Introduction

Website backups are very important. According to a blog from Themeisle, the definition of website backups is “a copy of all the data in your website.” In other words its your work saved. Website backups make your life and my life a whole lot easier. It helps us by making it so if anything goes wrong, it will not result us in starting the whole website again from the beginning. Instead, the website backup can be used to restore your site, which makes everything way more easier. Websites are already so vulnerable to attacks. Little mistakes can turn into big problems. In an article from Patchstack it states “A 2019 study found that hackers could attack users in 9 out of 10 web applications they analyzed.” This goes to show how vulnerable websites really are and why we need to backup these websites to save the hard work, and data put into them.

Types of Website Backups
The three main types of website backups are full backup, incremental backup, and differential backup.
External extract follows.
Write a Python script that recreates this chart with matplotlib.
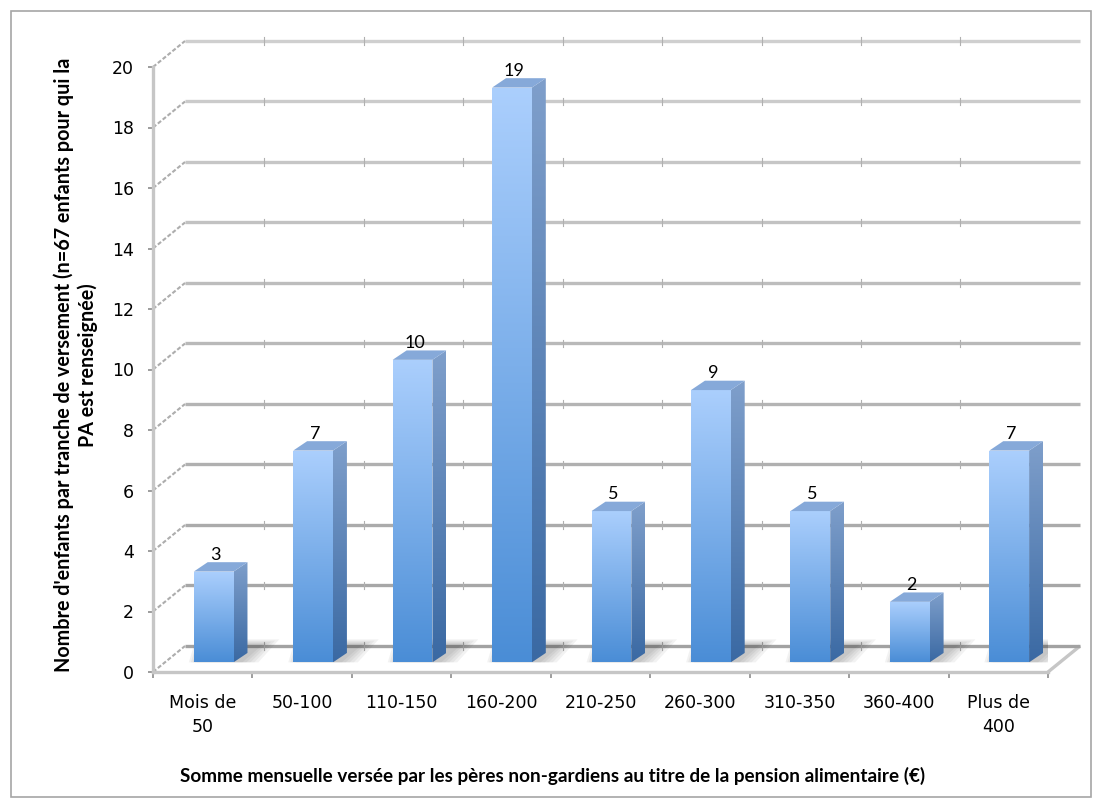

Full backup is a complete copy of an organizations data entirely. An incremental backup is when it only copies data and files that have been changed since the last backup was done. A differential backup is when it copies all of the files that have been modified since the previous full backup was performed. All three of these types of website backups are used to make our lives run smoothly.
Consequences of Neglecting Website Backups

The consequences of not backing up your sites can turn out to be incredibly dangerous. Websites are already vulnerable as it is. In an article from SiteLock, it explains how websites experience multiple attacks a day. In that article it also elaborates on how websites are vulnerable to spam attacks, getting their customers information stolen, untrusted access to control of the website, hijack, and data being stolen. All of these can result in very bad consequences which can jeopardize the careers of individuals in the Web development and design industry.
Best Practices for Implementing Website Backups
According to Techtarget the best practices to implement website backups are…
- Increase backup frequency.
- Align backup strategy to service-level demands.
- Continue to follow the 3-2-1 backup rule.
- Use cloud backup with intelligence.
- Automate disaster recovery runbooks.
- Don’t use backup for data retention.
- Protect endpoints and SaaS applications.
Implementing these practices will help you better prepare for unforeseen events that may cause you to lose your website’s data, protect your information from being stolen, your websites getting hacked, or other potential risks.
Conclusion

Website backups are very important. Which is a copy of your work that is saved. We have learned that there are three major types of website backups which are, full backup, incremental backup, and differential backup. We have also gone over the consequences of neglecting website backups and how they can negatively impact your life. Website backups guard against potential risks or threats and ensures the ability to get back the website incase of any loss of information, hacking, mistake, or other unpredicted events. This is why Website backups are important.